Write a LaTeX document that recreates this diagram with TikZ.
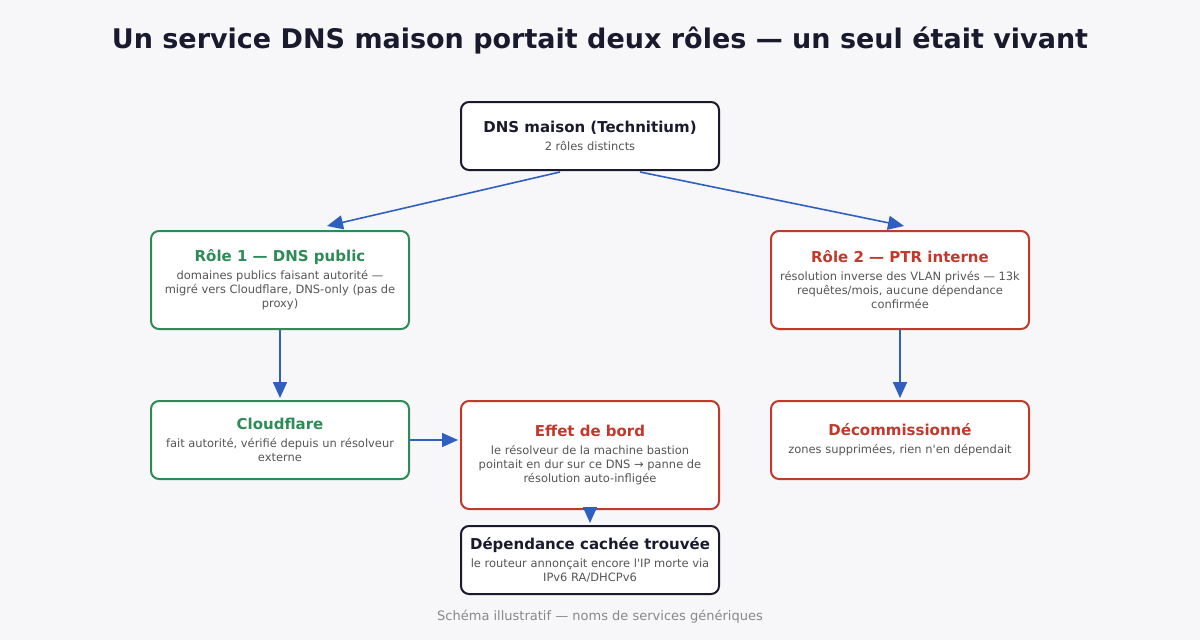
\documentclass[tikz,border=0pt]{standalone}
\usepackage{fontspec}
\setmainfont{DejaVu Sans}[Ligatures=TeXOff]
\usetikzlibrary{arrows.meta,calc}
\definecolor{bg}{HTML}{F7F7F9}
\definecolor{ink}{HTML}{1A1A2E}
\definecolor{grn}{HTML}{2E8B57}
\definecolor{rd}{HTML}{C0392B}
\definecolor{blu}{HTML}{2F5FBF}
\definecolor{sub}{HTML}{555555}
\definecolor{foot}{HTML}{888888}
\newcommand{\subf}{\fontsize{8.6}{10.5}\selectfont}
\newcommand{\ttlf}{\fontsize{11.25}{14}\selectfont\bfseries}
\tikzset{
  box/.style={draw, rounded corners=6pt, fill=white, line width=1.5pt,
    minimum width=193.5pt, align=center, inner sep=0pt, font=\subf, text=sub},
  conn/.style={draw=blu, line width=1.2pt, -{Triangle[length=12pt,width=10.5pt]}},
}
\begin{document}
\begin{tikzpicture}[x=0.75pt,y=-0.75pt]
\useasboundingbox[fill=bg] (0,0) rectangle (1200,640);
\node[font=\fontsize{20.25}{24}\selectfont\bfseries, text=ink] (title) at (600,41) {Un service DNS maison portait deux rôles — un seul était vivant};
\node[box, draw=ink, minimum height=51pt] (top) at (590,136)
  {{\ttlf\color{ink}DNS maison (Technitium)}\\[3pt]2 rôles distincts};
\node[box, draw=grn, minimum height=73.5pt] (r1) at (280,280)
  {{\ttlf\color{grn}Rôle 1 — DNS public}\\[3pt]domaines publics faisant autorité —\\migré vers Cloudflare, DNS-only (pas de\\proxy)};
\node[box, draw=rd, minimum height=73.5pt] (r2) at (900,280)
  {{\ttlf\color{rd}Rôle 2 — PTR interne}\\[3pt]résolution inverse des VLAN privés — 13k\\requêtes/mois, aucune dépendance\\confirmée};
\node[box, draw=grn, minimum height=58.5pt] (cf) at (280,440)
  {{\ttlf\color{grn}Cloudflare}\\[3pt]fait autorité, vérifié depuis un résolveur\\externe};
\node[box, draw=rd, minimum height=81pt] (ef) at (590,455)
  {{\ttlf\color{rd}Effet de bord}\\[3pt]le résolveur de la machine bastion\\pointait en dur sur ce DNS → panne de\\résolution auto-infligée};
\node[box, draw=rd, minimum height=58.5pt] (dc) at (900,440)
  {{\ttlf\color{rd}Décommissionné}\\[3pt]zones supprimées, rien n'en dépendait};
\node[box, draw=ink, minimum height=51pt] (dep) at (590,560)
  {{\ttlf\color{ink}Dépendance cachée trouvée}\\[3pt]le routeur annonçait encore l'IP morte via\\IPv6 RA/DHCPv6};
\node[font=\fontsize{9.75}{12}\selectfont, text=foot] (foot) at (600,617) {Schéma illustratif — noms de services génériques};
\draw[conn] ($(top.south)+(-30,1)$) -- ($(r1.north)+(47,-4)$);
\draw[conn] ($(top.south)+(50,1)$) -- ($(r2.north)+(4,-4)$);
\draw[conn] (r1.south) -- ($(cf.north)+(0,-2)$);
\draw[conn] (r2.south) -- ($(dc.north)+(0,-2)$);
\draw[conn] (cf.east) -- ($(ef.west)+(-2,-15)$);
\draw[conn] (ef.south) -- ($(dep.north)+(0,-2)$);
\end{tikzpicture}
\end{document}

* * *

## Exercise description
Without the pictures, output the full listing exactly as it stands.

## Full answer
Write a LaTeX document that recreates this diagram with TikZ.
\documentclass[tikz,border=0pt]{standalone}
\usepackage{fontspec}
\setmainfont{DejaVu Sans}[Ligatures=TeXOff]
\usetikzlibrary{arrows.meta,calc}
\definecolor{bg}{HTML}{F7F7F9}
\definecolor{ink}{HTML}{1A1A2E}
\definecolor{grn}{HTML}{2E8B57}
\definecolor{rd}{HTML}{C0392B}
\definecolor{blu}{HTML}{2F5FBF}
\definecolor{sub}{HTML}{555555}
\definecolor{foot}{HTML}{888888}
\newcommand{\subf}{\fontsize{8.6}{10.5}\selectfont}
\newcommand{\ttlf}{\fontsize{11.25}{14}\selectfont\bfseries}
\tikzset{
  box/.style={draw, rounded corners=6pt, fill=white, line width=1.5pt,
    minimum width=193.5pt, align=center, inner sep=0pt, font=\subf, text=sub},
  conn/.style={draw=blu, line width=1.2pt, -{Triangle[length=12pt,width=10.5pt]}},
}
\begin{document}
\begin{tikzpicture}[x=0.75pt,y=-0.75pt]
\useasboundingbox[fill=bg] (0,0) rectangle (1200,640);
\node[font=\fontsize{20.25}{24}\selectfont\bfseries, text=ink] (title) at (600,41) {Un service DNS maison portait deux rôles — un seul était vivant};
\node[box, draw=ink, minimum height=51pt] (top) at (590,136)
  {{\ttlf\color{ink}DNS maison (Technitium)}\\[3pt]2 rôles distincts};
\node[box, draw=grn, minimum height=73.5pt] (r1) at (280,280)
  {{\ttlf\color{grn}Rôle 1 — DNS public}\\[3pt]domaines publics faisant autorité —\\migré vers Cloudflare, DNS-only (pas de\\proxy)};
\node[box, draw=rd, minimum height=73.5pt] (r2) at (900,280)
  {{\ttlf\color{rd}Rôle 2 — PTR interne}\\[3pt]résolution inverse des VLAN privés — 13k\\requêtes/mois, aucune dépendance\\confirmée};
\node[box, draw=grn, minimum height=58.5pt] (cf) at (280,440)
  {{\ttlf\color{grn}Cloudflare}\\[3pt]fait autorité, vérifié depuis un résolveur\\externe};
\node[box, draw=rd, minimum height=81pt] (ef) at (590,455)
  {{\ttlf\color{rd}Effet de bord}\\[3pt]le résolveur de la machine bastion\\pointait en dur sur ce DNS → panne de\\résolution auto-infligée};
\node[box, draw=rd, minimum height=58.5pt] (dc) at (900,440)
  {{\ttlf\color{rd}Décommissionné}\\[3pt]zones supprimées, rien n'en dépendait};
\node[box, draw=ink, minimum height=51pt] (dep) at (590,560)
  {{\ttlf\color{ink}Dépendance cachée trouvée}\\[3pt]le routeur annonçait encore l'IP morte via\\IPv6 RA/DHCPv6};
\node[font=\fontsize{9.75}{12}\selectfont, text=foot] (foot) at (600,617) {Schéma illustratif — noms de services génériques};
\draw[conn] ($(top.south)+(-30,1)$) -- ($(r1.north)+(47,-4)$);
\draw[conn] ($(top.south)+(50,1)$) -- ($(r2.north)+(4,-4)$);
\draw[conn] (r1.south) -- ($(cf.north)+(0,-2)$);
\draw[conn] (r2.south) -- ($(dc.north)+(0,-2)$);
\draw[conn] (cf.east) -- ($(ef.west)+(-2,-15)$);
\draw[conn] (ef.south) -- ($(dep.north)+(0,-2)$);
\end{tikzpicture}
\end{document}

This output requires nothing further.